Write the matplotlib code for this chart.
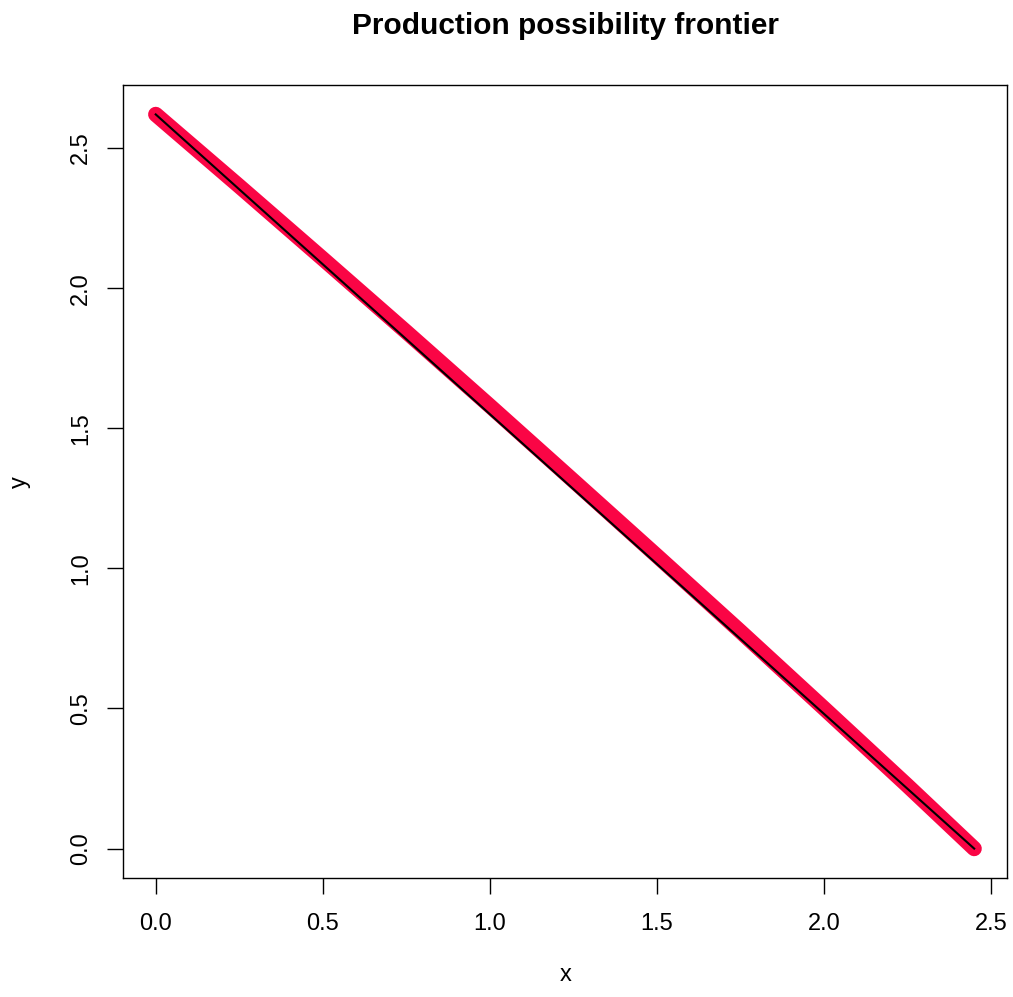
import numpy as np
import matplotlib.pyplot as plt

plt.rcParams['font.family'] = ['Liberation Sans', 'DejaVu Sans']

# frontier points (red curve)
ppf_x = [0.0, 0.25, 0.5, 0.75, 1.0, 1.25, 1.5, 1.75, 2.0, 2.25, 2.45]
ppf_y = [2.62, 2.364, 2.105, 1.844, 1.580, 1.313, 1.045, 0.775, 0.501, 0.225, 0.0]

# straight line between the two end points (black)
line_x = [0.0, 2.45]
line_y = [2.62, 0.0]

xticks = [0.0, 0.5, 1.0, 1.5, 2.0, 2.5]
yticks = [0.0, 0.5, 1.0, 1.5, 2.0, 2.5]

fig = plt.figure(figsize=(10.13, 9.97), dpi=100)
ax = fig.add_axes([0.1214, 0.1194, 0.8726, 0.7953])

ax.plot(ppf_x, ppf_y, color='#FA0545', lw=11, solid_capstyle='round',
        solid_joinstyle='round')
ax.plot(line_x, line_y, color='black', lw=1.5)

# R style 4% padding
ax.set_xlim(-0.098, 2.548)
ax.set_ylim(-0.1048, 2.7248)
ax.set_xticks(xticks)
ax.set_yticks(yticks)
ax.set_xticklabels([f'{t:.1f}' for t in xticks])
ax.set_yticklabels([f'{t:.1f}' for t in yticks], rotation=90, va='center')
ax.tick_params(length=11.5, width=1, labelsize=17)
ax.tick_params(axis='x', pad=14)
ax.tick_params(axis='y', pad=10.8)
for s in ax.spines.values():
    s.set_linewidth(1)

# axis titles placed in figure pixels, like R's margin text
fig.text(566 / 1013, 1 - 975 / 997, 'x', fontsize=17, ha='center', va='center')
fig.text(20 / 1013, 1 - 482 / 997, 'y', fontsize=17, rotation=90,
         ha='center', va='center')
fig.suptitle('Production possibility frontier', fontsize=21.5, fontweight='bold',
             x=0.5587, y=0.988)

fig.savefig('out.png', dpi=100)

::::::::::

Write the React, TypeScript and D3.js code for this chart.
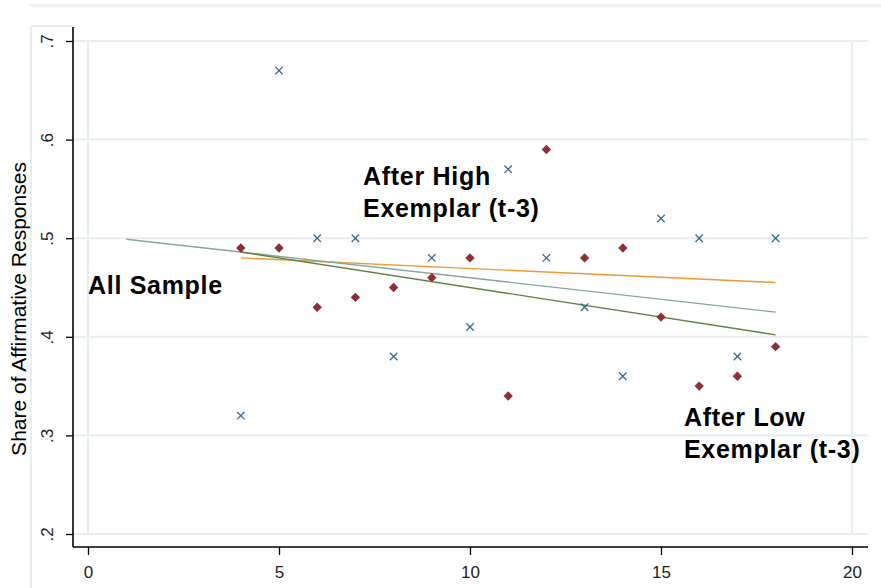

::::::::::

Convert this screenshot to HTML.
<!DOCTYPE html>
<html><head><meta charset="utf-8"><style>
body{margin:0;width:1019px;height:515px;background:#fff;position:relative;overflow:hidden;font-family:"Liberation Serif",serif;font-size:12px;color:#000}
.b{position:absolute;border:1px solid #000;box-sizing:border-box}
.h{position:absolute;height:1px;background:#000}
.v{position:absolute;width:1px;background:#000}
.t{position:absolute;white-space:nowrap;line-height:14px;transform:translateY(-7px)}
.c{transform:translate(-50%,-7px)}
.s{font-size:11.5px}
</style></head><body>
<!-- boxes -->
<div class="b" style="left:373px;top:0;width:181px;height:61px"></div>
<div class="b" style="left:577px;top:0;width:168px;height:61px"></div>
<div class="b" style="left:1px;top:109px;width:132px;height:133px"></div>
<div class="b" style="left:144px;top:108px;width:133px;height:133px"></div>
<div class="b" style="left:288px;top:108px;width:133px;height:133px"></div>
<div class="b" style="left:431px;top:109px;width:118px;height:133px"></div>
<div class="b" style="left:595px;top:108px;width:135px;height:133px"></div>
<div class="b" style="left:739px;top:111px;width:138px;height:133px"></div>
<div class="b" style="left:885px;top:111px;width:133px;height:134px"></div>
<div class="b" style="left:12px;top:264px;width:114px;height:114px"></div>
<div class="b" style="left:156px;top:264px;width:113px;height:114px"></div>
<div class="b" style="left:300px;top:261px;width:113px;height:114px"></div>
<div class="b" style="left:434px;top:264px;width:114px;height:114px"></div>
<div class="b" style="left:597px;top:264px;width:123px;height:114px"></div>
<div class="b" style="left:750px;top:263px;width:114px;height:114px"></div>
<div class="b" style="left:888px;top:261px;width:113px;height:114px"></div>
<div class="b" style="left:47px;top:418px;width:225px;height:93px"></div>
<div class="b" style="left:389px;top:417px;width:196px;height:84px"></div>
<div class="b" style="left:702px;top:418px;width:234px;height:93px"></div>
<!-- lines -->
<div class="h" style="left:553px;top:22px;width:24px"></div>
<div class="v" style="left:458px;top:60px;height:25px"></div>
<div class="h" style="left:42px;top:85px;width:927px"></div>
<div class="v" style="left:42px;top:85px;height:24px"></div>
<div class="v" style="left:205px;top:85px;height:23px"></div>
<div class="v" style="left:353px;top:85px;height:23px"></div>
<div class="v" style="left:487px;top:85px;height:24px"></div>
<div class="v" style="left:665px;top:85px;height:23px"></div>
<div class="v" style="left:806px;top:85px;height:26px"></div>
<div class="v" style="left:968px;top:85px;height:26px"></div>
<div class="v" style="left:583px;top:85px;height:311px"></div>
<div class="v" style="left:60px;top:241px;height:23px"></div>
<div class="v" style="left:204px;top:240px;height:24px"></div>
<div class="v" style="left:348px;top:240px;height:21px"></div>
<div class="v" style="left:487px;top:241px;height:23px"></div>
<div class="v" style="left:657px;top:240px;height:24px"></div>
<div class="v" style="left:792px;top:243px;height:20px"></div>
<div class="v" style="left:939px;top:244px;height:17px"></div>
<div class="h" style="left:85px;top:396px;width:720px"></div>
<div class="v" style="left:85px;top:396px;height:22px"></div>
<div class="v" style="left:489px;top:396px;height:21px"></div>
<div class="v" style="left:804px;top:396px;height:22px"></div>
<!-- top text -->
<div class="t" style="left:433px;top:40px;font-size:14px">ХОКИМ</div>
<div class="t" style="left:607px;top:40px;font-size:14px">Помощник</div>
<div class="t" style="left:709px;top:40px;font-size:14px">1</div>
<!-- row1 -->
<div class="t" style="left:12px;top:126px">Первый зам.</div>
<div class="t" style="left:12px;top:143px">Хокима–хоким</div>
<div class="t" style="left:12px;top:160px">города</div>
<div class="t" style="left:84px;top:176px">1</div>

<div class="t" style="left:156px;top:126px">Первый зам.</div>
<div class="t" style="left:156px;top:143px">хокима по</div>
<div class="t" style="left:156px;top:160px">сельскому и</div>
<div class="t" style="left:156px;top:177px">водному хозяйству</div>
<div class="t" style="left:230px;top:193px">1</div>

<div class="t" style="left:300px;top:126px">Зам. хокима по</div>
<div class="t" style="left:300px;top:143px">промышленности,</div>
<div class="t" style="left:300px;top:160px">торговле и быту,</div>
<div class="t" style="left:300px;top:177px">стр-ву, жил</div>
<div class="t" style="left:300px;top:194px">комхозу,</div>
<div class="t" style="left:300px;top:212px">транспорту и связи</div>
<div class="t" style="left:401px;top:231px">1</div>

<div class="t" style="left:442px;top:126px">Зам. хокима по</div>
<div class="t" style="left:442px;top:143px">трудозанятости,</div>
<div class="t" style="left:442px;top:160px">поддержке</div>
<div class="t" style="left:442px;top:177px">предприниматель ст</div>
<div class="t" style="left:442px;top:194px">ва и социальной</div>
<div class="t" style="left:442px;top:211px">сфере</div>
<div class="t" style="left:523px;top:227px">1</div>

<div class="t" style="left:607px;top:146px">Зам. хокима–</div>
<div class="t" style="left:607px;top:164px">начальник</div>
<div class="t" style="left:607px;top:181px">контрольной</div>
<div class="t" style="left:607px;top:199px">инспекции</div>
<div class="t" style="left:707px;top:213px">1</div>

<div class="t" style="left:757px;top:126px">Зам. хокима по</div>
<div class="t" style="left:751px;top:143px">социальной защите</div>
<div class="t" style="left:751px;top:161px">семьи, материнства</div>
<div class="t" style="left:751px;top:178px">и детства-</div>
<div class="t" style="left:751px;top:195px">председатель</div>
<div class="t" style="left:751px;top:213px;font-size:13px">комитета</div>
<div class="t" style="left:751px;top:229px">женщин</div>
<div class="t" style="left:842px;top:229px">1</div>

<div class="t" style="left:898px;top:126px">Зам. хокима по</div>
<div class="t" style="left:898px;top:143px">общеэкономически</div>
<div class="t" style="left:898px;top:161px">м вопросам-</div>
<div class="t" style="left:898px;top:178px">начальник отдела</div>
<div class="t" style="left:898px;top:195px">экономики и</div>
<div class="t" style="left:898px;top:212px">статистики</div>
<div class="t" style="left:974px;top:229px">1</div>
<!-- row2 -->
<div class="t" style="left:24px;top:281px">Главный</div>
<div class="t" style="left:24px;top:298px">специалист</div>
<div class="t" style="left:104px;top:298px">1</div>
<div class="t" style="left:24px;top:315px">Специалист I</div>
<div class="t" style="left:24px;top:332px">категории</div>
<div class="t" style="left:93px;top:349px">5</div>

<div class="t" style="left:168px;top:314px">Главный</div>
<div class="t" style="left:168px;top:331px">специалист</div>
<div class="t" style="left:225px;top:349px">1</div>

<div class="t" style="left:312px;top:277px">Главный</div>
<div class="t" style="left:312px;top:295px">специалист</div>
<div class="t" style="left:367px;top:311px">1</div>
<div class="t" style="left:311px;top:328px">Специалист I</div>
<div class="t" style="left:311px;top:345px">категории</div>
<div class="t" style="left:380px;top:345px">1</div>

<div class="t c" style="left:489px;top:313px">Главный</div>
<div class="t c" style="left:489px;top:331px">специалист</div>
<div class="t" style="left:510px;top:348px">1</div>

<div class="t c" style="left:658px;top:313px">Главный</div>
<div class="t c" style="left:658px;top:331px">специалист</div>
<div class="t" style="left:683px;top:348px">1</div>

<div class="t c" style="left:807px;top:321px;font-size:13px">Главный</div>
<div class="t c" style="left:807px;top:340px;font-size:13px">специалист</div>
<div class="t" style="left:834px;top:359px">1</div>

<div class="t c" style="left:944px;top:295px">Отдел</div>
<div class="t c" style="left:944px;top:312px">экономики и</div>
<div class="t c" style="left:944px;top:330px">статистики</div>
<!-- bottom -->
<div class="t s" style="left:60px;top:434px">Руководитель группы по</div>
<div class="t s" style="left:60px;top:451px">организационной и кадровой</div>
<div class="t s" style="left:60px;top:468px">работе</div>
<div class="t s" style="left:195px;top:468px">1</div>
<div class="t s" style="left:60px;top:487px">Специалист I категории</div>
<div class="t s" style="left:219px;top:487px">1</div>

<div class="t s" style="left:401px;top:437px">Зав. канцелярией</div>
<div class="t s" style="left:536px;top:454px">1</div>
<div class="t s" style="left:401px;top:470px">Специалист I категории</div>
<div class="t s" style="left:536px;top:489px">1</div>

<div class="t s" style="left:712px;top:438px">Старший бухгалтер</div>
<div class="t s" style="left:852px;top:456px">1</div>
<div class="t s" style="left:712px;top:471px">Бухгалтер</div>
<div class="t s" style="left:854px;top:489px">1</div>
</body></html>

::::::::::

Output nothing except the lines from the one containing "Write the matplotlib code for this chart." through the one containing "fig.savefig('out.png', dpi=100)", both kept, with the pictures removed.

Task answer:
Write the matplotlib code for this chart.
import numpy as np
import matplotlib.pyplot as plt

plt.rcParams['font.family'] = ['Liberation Sans', 'DejaVu Sans']

# frontier points (red curve)
ppf_x = [0.0, 0.25, 0.5, 0.75, 1.0, 1.25, 1.5, 1.75, 2.0, 2.25, 2.45]
ppf_y = [2.62, 2.364, 2.105, 1.844, 1.580, 1.313, 1.045, 0.775, 0.501, 0.225, 0.0]

# straight line between the two end points (black)
line_x = [0.0, 2.45]
line_y = [2.62, 0.0]

xticks = [0.0, 0.5, 1.0, 1.5, 2.0, 2.5]
yticks = [0.0, 0.5, 1.0, 1.5, 2.0, 2.5]

fig = plt.figure(figsize=(10.13, 9.97), dpi=100)
ax = fig.add_axes([0.1214, 0.1194, 0.8726, 0.7953])

ax.plot(ppf_x, ppf_y, color='#FA0545', lw=11, solid_capstyle='round',
        solid_joinstyle='round')
ax.plot(line_x, line_y, color='black', lw=1.5)

# R style 4% padding
ax.set_xlim(-0.098, 2.548)
ax.set_ylim(-0.1048, 2.7248)
ax.set_xticks(xticks)
ax.set_yticks(yticks)
ax.set_xticklabels([f'{t:.1f}' for t in xticks])
ax.set_yticklabels([f'{t:.1f}' for t in yticks], rotation=90, va='center')
ax.tick_params(length=11.5, width=1, labelsize=17)
ax.tick_params(axis='x', pad=14)
ax.tick_params(axis='y', pad=10.8)
for s in ax.spines.values():
    s.set_linewidth(1)

# axis titles placed in figure pixels, like R's margin text
fig.text(566 / 1013, 1 - 975 / 997, 'x', fontsize=17, ha='center', va='center')
fig.text(20 / 1013, 1 - 482 / 997, 'y', fontsize=17, rotation=90,
         ha='center', va='center')
fig.suptitle('Production possibility frontier', fontsize=21.5, fontweight='bold',
             x=0.5587, y=0.988)

fig.savefig('out.png', dpi=100)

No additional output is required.